I’m not much on New Years celebrations. I’m not much for that kind of a party. I never was much of a drinker and since I experienced heart arrhythmia and learned that alcohol can be a trigger for atrial fibrillation, I decided to forgo alcohol. Parties where people drank excessively never were a place that I enjoyed. I’m no evangelist about alcohol consumption. There are a lot of people who drink responsibly and who host events where alcohol is served that put no pressure on those who choose not to drink. Unlike my teetotaling forebears, I don’t think that everyone needs to avoid it. One thing that we learned from prohibition is that society’s ills were not solved by a total ban on the sale and consumption of alcohol.

Our preferred way to recognize New Years is to greet our friends and neighbors with best wishes, to have a family dinner where we all state some of things for which we are grateful, and to enjoy our time together. Our plans don’t involve staying up until the clock strikes 12 and I joke about my practice of observing New Years at the stroke of midnight in Eastern Standard time, which is 9 pm here.

However, the fireworks in our neighborhood pretty much precluded being asleep at midnight unless one is used to sleeping in a war zone. I’ve never really been in a war zone, so it probably doesn’t sound at all like fireworks being blasted over the bay and the sound echoing through the neighborhood, but it is how I imagine it might sound.

I confess that I have some anxiety about the year to come. I have had my opinions, but I didn’t used to feel anxious about US presidential elections, but the election in 2000 that was determined by the Supreme Court weighing into a dispute over the recounting of ballots made it seem like the popular vote was somehow less important than I used to believe. Then another candidate who did not win the popular vote but did win the electoral college became president in 2016 with clearly-stated ambitions to imitate some of the world’s most notorious dictators. On January 6, 2021 that same candidate, after having lost the popular vote again attempted to disrupt the constitutionally mandated process of peaceful transfer of power, loyalists to that president stormed the US Capitol in an attempt to disrupt the election and subvert the process of free and fair elections. That insurrection nearly toppled constitutional government in our country.

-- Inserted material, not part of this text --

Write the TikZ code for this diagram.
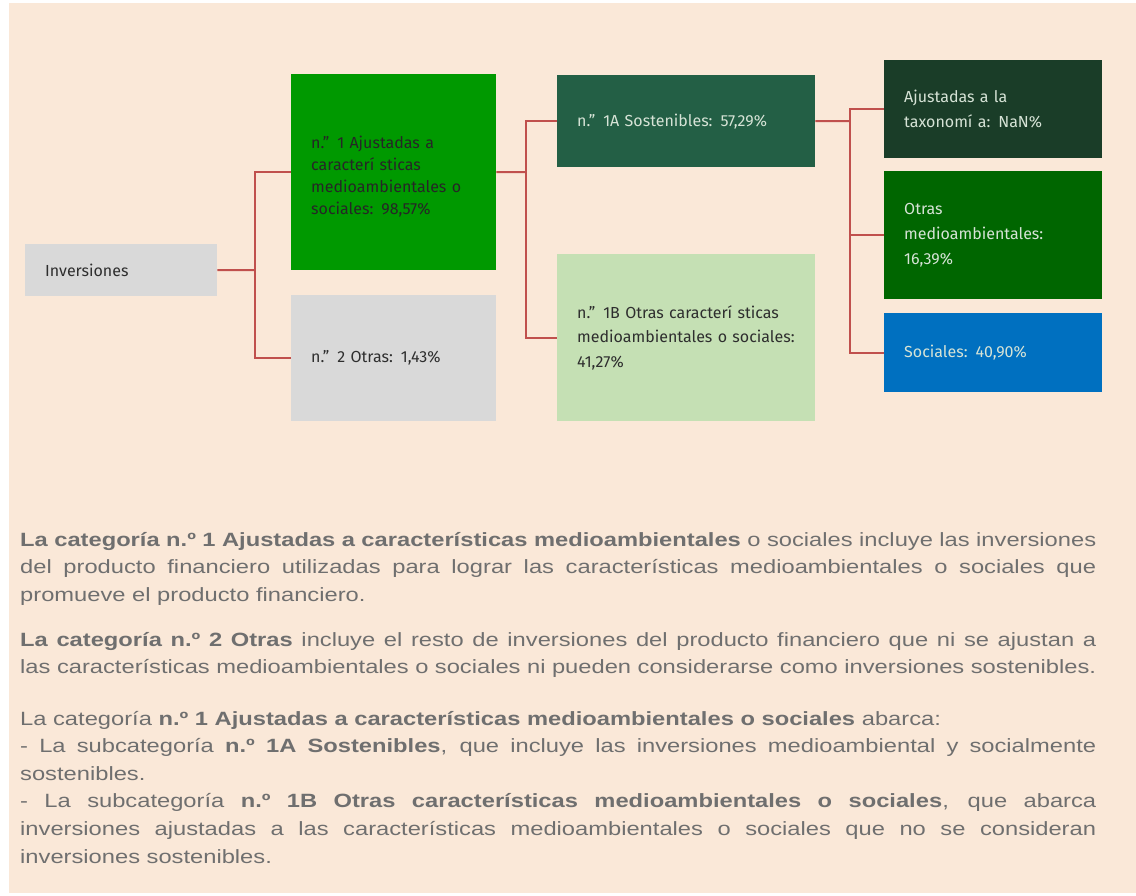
\documentclass[tikz,border=0pt]{standalone}
\usepackage{fontspec}
\setmainfont[FakeStretch=1.235]{Liberation Sans}
\newfontfamily\boxfont{Fira Sans}
\setlength\parindent{0pt}
\definecolor{bgpeach}{HTML}{FAE8D8}
\definecolor{conncol}{HTML}{C0504D}
\definecolor{greyfill}{HTML}{D9D9D9}
\definecolor{greenA}{HTML}{009900}
\definecolor{darkgreen}{HTML}{235F45}
\definecolor{lightgreen}{HTML}{C5E0B4}
\definecolor{taxfill}{HTML}{1A3D28}
\definecolor{otrasfill}{HTML}{006600}
\definecolor{socfill}{HTML}{0070C0}
\definecolor{lighttext}{HTML}{D6E3D6}
\definecolor{darktext}{HTML}{2E2E2E}
\definecolor{bodygray}{HTML}{6F6F6F}
\newcommand\parafont{\fontsize{19.2}{27.6}\selectfont\hyphenpenalty=10000 \exhyphenpenalty=10000 \emergencystretch=20pt\relax}
\begin{document}
\begin{tikzpicture}[x=1pt,y=-1pt,
  box/.style={rectangle, anchor=north west, inner xsep=20pt, inner ysep=0pt, align=left,
    font={\boxfont\fontsize{16}{24.6}\selectfont}},
  conn/.style={draw=conncol, line width=2pt},
  para/.style={anchor=base west, inner sep=0pt, text width=1076pt, align=justify, text=bodygray,
    font={\parafont}}]
\useasboundingbox (0,0) rectangle (1136,895);
\fill[bgpeach] (9,3) rectangle (1136,893);

% boxes
\node[box, fill=greyfill, text=darktext, text width=152pt, minimum height=52pt] (inv) at (25,244) {Inversiones};
\node[box, fill=greenA, text=black!85, text width=165pt, minimum height=196pt,
  font={\boxfont\fontsize{16}{22}\selectfont}] (b1) at (291,74) {\rule{0pt}{21pt}n.” 1 Ajustadas a\\caracterí sticas\\medioambientales o\\sociales: 98,57\%};
\node[box, fill=greyfill, text=darktext, text width=165pt, minimum height=126pt] (b2) at (291,295) {n.” 2 Otras: 1,43\%};
\node[box, fill=darkgreen, text=lighttext, text width=218pt, minimum height=92pt] (b1a) at (557,75) {n.” 1A Sostenibles: 57,29\%};
\node[box, fill=lightgreen, text=darktext, text width=218pt, minimum height=167pt] (b1b) at (557,254) {n.” 1B Otras caracterí sticas\\medioambientales o sociales:\\41,27\%};
\node[box, fill=taxfill, text=lighttext, text width=178pt, minimum height=98pt] (tax) at (884,60) {Ajustadas a la\\taxonomí a: NaN\%};
\node[box, fill=otrasfill, text=lighttext, text width=178pt, minimum height=128pt] (otr) at (884,171) {Otras\\medioambientales:\\16,39\%};
\node[box, fill=socfill, text=lighttext, text width=178pt, minimum height=79pt] (soc) at (884,313) {Sociales: 40,90\%};

% connectors
\coordinate (j1) at (255,270);
\coordinate (j2) at (526,172);
\coordinate (j3) at (850,121);
\draw[conn] (inv.east) -- (j1);
\draw[conn] (j1) |- (b1.west);
\draw[conn] (j1) |- (b2.west);
\draw[conn] (b1.east) -- (j2);
\draw[conn] (j2) |- (b1a.west);
\draw[conn] (j2) |- (b1b.west);
\draw[conn] (b1a.east) -- (j3);
\draw[conn] (j3) |- (tax.west);
\draw[conn] (j3) |- (otr.west);
\draw[conn] (j3) |- (soc.west);

% explanatory text
\node[para] (p1) at (20,546) {\textbf{La categoría n.º 1 Ajustadas a características medioambientales} o sociales incluye las inversiones\linebreak del producto financiero utilizadas para lograr las características medioambientales o sociales que\linebreak promueve el producto financiero.};
\node[para] (p2) at (20,646) {\textbf{La categoría n.º 2 Otras} incluye el resto de inversiones del producto financiero que ni se ajustan a\linebreak las características medioambientales o sociales ni pueden considerarse como inversiones sostenibles.};
\node[para] (p3) at (20,725) {La categoría \textbf{n.º 1 Ajustadas a características medioambientales o sociales} abarca:\\
- La subcategoría \textbf{n.º 1A Sostenibles}, que incluye las inversiones medioambiental y socialmente\linebreak sostenibles.\\
- La subcategoría \textbf{n.º 1B Otras características medioambientales o sociales}, que abarca\linebreak inversiones ajustadas a las características medioambientales o sociales que no se consideran\linebreak inversiones sostenibles.};
\end{tikzpicture}
\end{document}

That candidate is back for this year’s race and according to the polls, stands a good chance of once again being re-elected. The fascist rhetoric has been turned up a great deal so far with the candidate quoting Hitler in stump speeches and not shying away from the use of the term dictator.

And politics aren’t the only reason for anxiety over the year to come. The disparity of the distribution of resources that results in a small number of ultra rich people and a huge number of poor people has resulted in a housing crisis with many hard-working individuals left without homes with no way to afford simple, decent housing. Childhood poverty is on the rise around the world and in our country.

The over consumption of the earth’s resources, pollution of the water and air, and human-caused global warming have reached crisis proportions and it is possible that humans may cause the extinction of our own species as well as many others.

Of course those issues are closely tied to politics as well.

My New Year’s prayer for this world is that we all might seek “the peace that passes all understanding.” May peace come to the children of warfare and violence. May peace come to threatened and endangered species. May peace come to neighbors who disagree about politics.

Fireworks are optional. In fact at my age I prefer a year with fewer fireworks.